── Data block

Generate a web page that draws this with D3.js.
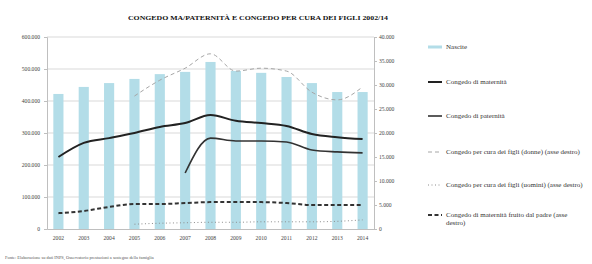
<!DOCTYPE html>
<html><head><meta charset="utf-8">
<script src="https://cdn.jsdelivr.net/npm/d3@7"></script>
<style>body{margin:0;background:#fff;}svg{display:block;font-family:"Liberation Serif","Times New Roman",serif;}</style>
</head><body>
<svg id="c" width="592" height="264"></svg>
<script>
const years = ["2002","2003","2004","2005","2006","2007","2008","2009","2010","2011","2012","2013","2014"];
const nascite = [422000,444000,456000,469000,484000,491000,522000,494000,488000,475000,456000,428000,428000];
const maternita = [225000,269000,284000,300000,319000,331000,356000,338000,331000,322000,297000,287000,281000];
const paternita = [null,null,null,null,null,175000,284000,275000,275000,272000,247000,241000,238000];
const curaDonne = [null,null,null,27700,31000,33500,36500,32900,33500,32900,28500,26900,29600];
const curaUomini = [null,null,null,1000,1200,1300,1400,1400,1500,1500,1500,1600,1900];
const padre = [3300,3750,4600,5200,5200,5400,5600,5600,5600,5400,5000,5000,5000];
const leftTicks = [0,100000,200000,300000,400000,500000,600000];
const rightTicks = [0,5000,10000,15000,20000,25000,30000,35000,40000];
const title = "CONGEDO MA/PATERNITÀ E CONGEDO PER CURA DEI FIGLI 2002/14";
const legendLabels = ["Nascite","Congedo di maternità","Congedo di paternità",
  "Congedo per cura dei figli (donne) (asse destro)",
  "Congedo per cura dei figli (uomini) (asse destro)",
  "Congedo di maternità fruito dal padre (asse|destro)"];
const source = "Fonte: Elaborazione su dati INPS, Osservatorio prestazioni a sostegno della famiglia";

const svg = d3.select("#c");
const L = 47, R = 374, T = 37, B = 229;
const fmt = v => v === 0 ? "0" : d3.format(",")(v).replace(/,/g, ".");

const x = d3.scaleBand().domain(years).range([L, R]).paddingInner(0.6).paddingOuter(0.25);
const yL = d3.scaleLinear().domain([0, 600000]).range([B, T]);
const yR = d3.scaleLinear().domain([0, 40000]).range([B, T]);

// title
svg.append("text").attr("x", 258).attr("y", 20).attr("text-anchor", "middle")
  .attr("font-size", 7).attr("font-weight", "bold").attr("fill", "#111")
  .attr("textLength", 260).attr("lengthAdjust", "spacingAndGlyphs").text(title);

// gridlines
svg.append("g").selectAll("line").data(leftTicks.filter(d => d > 0)).join("line")
  .attr("x1", L).attr("x2", R).attr("y1", d => yL(d)).attr("y2", d => yL(d))
  .attr("stroke", "#d9d9d9").attr("stroke-width", 1);

// axes
const axL = svg.append("g").attr("transform", `translate(${L},0)`)
  .call(d3.axisLeft(yL).tickValues(leftTicks).tickFormat(fmt).tickSize(3));
const axR = svg.append("g").attr("transform", `translate(${R},0)`)
  .call(d3.axisRight(yR).tickValues(rightTicks).tickFormat(fmt).tickSize(3));
const axB = svg.append("g").attr("transform", `translate(0,${B})`)
  .call(d3.axisBottom(x).tickSize(0).tickPadding(7));
[axL, axR, axB].forEach(a => {
  a.selectAll("path").attr("stroke", "#bfbfbf");
  a.selectAll("line").attr("stroke", "#bfbfbf");
  a.selectAll("text").attr("font-size", 5.6).attr("fill", "#444")
    .attr("font-family", "Liberation Serif, serif");
});
axL.selectAll("text").attr("x", -7);
axR.selectAll("text").attr("x", 5);

// bars
svg.append("g").selectAll("rect").data(years).join("rect")
  .attr("x", d => x(d)).attr("width", x.bandwidth())
  .attr("y", (d, i) => yL(nascite[i])).attr("height", (d, i) => B - yL(nascite[i]))
  .attr("fill", "#b3dde8");

const cx = d => x(d) + x.bandwidth() / 2;
function drawLine(vals, scale, style) {
  const line = d3.line().defined(d => d[1] != null).x(d => cx(d[0])).y(d => scale(d[1]))
    .curve(d3.curveMonotoneX);
  svg.append("path").datum(years.map((y, i) => [y, vals[i]]))
    .attr("d", line).attr("fill", "none")
    .attr("stroke", style.c).attr("stroke-width", style.w)
    .attr("stroke-dasharray", style.d || null);
}
const styles = {
  maternita: {c: "#222", w: 2},
  paternita: {c: "#333", w: 1.6},
  donne: {c: "#a6a6a6", w: 1, d: "4,3"},
  uomini: {c: "#8c8c8c", w: 1, d: "1,2.5"},
  padre: {c: "#333", w: 2, d: "4,2.5"}
};
drawLine(curaDonne, yR, styles.donne);
drawLine(curaUomini, yR, styles.uomini);
drawLine(padre, yR, styles.padre);
drawLine(maternita, yL, styles.maternita);
drawLine(paternita, yL, styles.paternita);

// legend
const legY = [47, 82, 116, 152, 185, 215];
const legStyles = [null, styles.maternita, styles.paternita, styles.donne, styles.uomini, styles.padre];
const lg = svg.append("g");
legendLabels.forEach((lab, i) => {
  const y0 = legY[i];
  if (i === 0) {
    lg.append("rect").attr("x", 428).attr("y", y0 - 1.5).attr("width", 14).attr("height", 3).attr("fill", "#b3dde8");
  } else {
    const s = legStyles[i];
    lg.append("line").attr("x1", 428).attr("x2", 442).attr("y1", y0).attr("y2", y0)
      .attr("stroke", s.c).attr("stroke-width", s.w).attr("stroke-dasharray", s.d || null);
  }
  const parts = lab.split("|");
  parts.forEach((p, j) => {
    lg.append("text").attr("x", 446).attr("y", y0 + 2 + j * 8).attr("font-size", 7)
      .attr("fill", "#333").text(p);
  });
});

// source
svg.append("text").attr("x", 5).attr("y", 259).attr("font-size", 4.4).attr("fill", "#555").text(source);
</script>
</body></html>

────

■ Task prompt ■
Omit every picture, then reproduce the rest of the listing exactly.

■ Task output ■
Generate a web page that draws this with D3.js.
<!DOCTYPE html>
<html><head><meta charset="utf-8">
<script src="https://cdn.jsdelivr.net/npm/d3@7"></script>
<style>body{margin:0;background:#fff;}svg{display:block;font-family:"Liberation Serif","Times New Roman",serif;}</style>
</head><body>
<svg id="c" width="592" height="264"></svg>
<script>
const years = ["2002","2003","2004","2005","2006","2007","2008","2009","2010","2011","2012","2013","2014"];
const nascite = [422000,444000,456000,469000,484000,491000,522000,494000,488000,475000,456000,428000,428000];
const maternita = [225000,269000,284000,300000,319000,331000,356000,338000,331000,322000,297000,287000,281000];
const paternita = [null,null,null,null,null,175000,284000,275000,275000,272000,247000,241000,238000];
const curaDonne = [null,null,null,27700,31000,33500,36500,32900,33500,32900,28500,26900,29600];
const curaUomini = [null,null,null,1000,1200,1300,1400,1400,1500,1500,1500,1600,1900];
const padre = [3300,3750,4600,5200,5200,5400,5600,5600,5600,5400,5000,5000,5000];
const leftTicks = [0,100000,200000,300000,400000,500000,600000];
const rightTicks = [0,5000,10000,15000,20000,25000,30000,35000,40000];
const title = "CONGEDO MA/PATERNITÀ E CONGEDO PER CURA DEI FIGLI 2002/14";
const legendLabels = ["Nascite","Congedo di maternità","Congedo di paternità",
  "Congedo per cura dei figli (donne) (asse destro)",
  "Congedo per cura dei figli (uomini) (asse destro)",
  "Congedo di maternità fruito dal padre (asse|destro)"];
const source = "Fonte: Elaborazione su dati INPS, Osservatorio prestazioni a sostegno della famiglia";

const svg = d3.select("#c");
const L = 47, R = 374, T = 37, B = 229;
const fmt = v => v === 0 ? "0" : d3.format(",")(v).replace(/,/g, ".");

const x = d3.scaleBand().domain(years).range([L, R]).paddingInner(0.6).paddingOuter(0.25);
const yL = d3.scaleLinear().domain([0, 600000]).range([B, T]);
const yR = d3.scaleLinear().domain([0, 40000]).range([B, T]);

// title
svg.append("text").attr("x", 258).attr("y", 20).attr("text-anchor", "middle")
  .attr("font-size", 7).attr("font-weight", "bold").attr("fill", "#111")
  .attr("textLength", 260).attr("lengthAdjust", "spacingAndGlyphs").text(title);

// gridlines
svg.append("g").selectAll("line").data(leftTicks.filter(d => d > 0)).join("line")
  .attr("x1", L).attr("x2", R).attr("y1", d => yL(d)).attr("y2", d => yL(d))
  .attr("stroke", "#d9d9d9").attr("stroke-width", 1);

// axes
const axL = svg.append("g").attr("transform", `translate(${L},0)`)
  .call(d3.axisLeft(yL).tickValues(leftTicks).tickFormat(fmt).tickSize(3));
const axR = svg.append("g").attr("transform", `translate(${R},0)`)
  .call(d3.axisRight(yR).tickValues(rightTicks).tickFormat(fmt).tickSize(3));
const axB = svg.append("g").attr("transform", `translate(0,${B})`)
  .call(d3.axisBottom(x).tickSize(0).tickPadding(7));
[axL, axR, axB].forEach(a => {
  a.selectAll("path").attr("stroke", "#bfbfbf");
  a.selectAll("line").attr("stroke", "#bfbfbf");
  a.selectAll("text").attr("font-size", 5.6).attr("fill", "#444")
    .attr("font-family", "Liberation Serif, serif");
});
axL.selectAll("text").attr("x", -7);
axR.selectAll("text").attr("x", 5);

// bars
svg.append("g").selectAll("rect").data(years).join("rect")
  .attr("x", d => x(d)).attr("width", x.bandwidth())
  .attr("y", (d, i) => yL(nascite[i])).attr("height", (d, i) => B - yL(nascite[i]))
  .attr("fill", "#b3dde8");

const cx = d => x(d) + x.bandwidth() / 2;
function drawLine(vals, scale, style) {
  const line = d3.line().defined(d => d[1] != null).x(d => cx(d[0])).y(d => scale(d[1]))
    .curve(d3.curveMonotoneX);
  svg.append("path").datum(years.map((y, i) => [y, vals[i]]))
    .attr("d", line).attr("fill", "none")
    .attr("stroke", style.c).attr("stroke-width", style.w)
    .attr("stroke-dasharray", style.d || null);
}
const styles = {
  maternita: {c: "#222", w: 2},
  paternita: {c: "#333", w: 1.6},
  donne: {c: "#a6a6a6", w: 1, d: "4,3"},
  uomini: {c: "#8c8c8c", w: 1, d: "1,2.5"},
  padre: {c: "#333", w: 2, d: "4,2.5"}
};
drawLine(curaDonne, yR, styles.donne);
drawLine(curaUomini, yR, styles.uomini);
drawLine(padre, yR, styles.padre);
drawLine(maternita, yL, styles.maternita);
drawLine(paternita, yL, styles.paternita);

// legend
const legY = [47, 82, 116, 152, 185, 215];
const legStyles = [null, styles.maternita, styles.paternita, styles.donne, styles.uomini, styles.padre];
const lg = svg.append("g");
legendLabels.forEach((lab, i) => {
  const y0 = legY[i];
  if (i === 0) {
    lg.append("rect").attr("x", 428).attr("y", y0 - 1.5).attr("width", 14).attr("height", 3).attr("fill", "#b3dde8");
  } else {
    const s = legStyles[i];
    lg.append("line").attr("x1", 428).attr("x2", 442).attr("y1", y0).attr("y2", y0)
      .attr("stroke", s.c).attr("stroke-width", s.w).attr("stroke-dasharray", s.d || null);
  }
  const parts = lab.split("|");
  parts.forEach((p, j) => {
    lg.append("text").attr("x", 446).attr("y", y0 + 2 + j * 8).attr("font-size", 7)
      .attr("fill", "#333").text(p);
  });
});

// source
svg.append("text").attr("x", 5).attr("y", 259).attr("font-size", 4.4).attr("fill", "#555").text(source);
</script>
</body></html>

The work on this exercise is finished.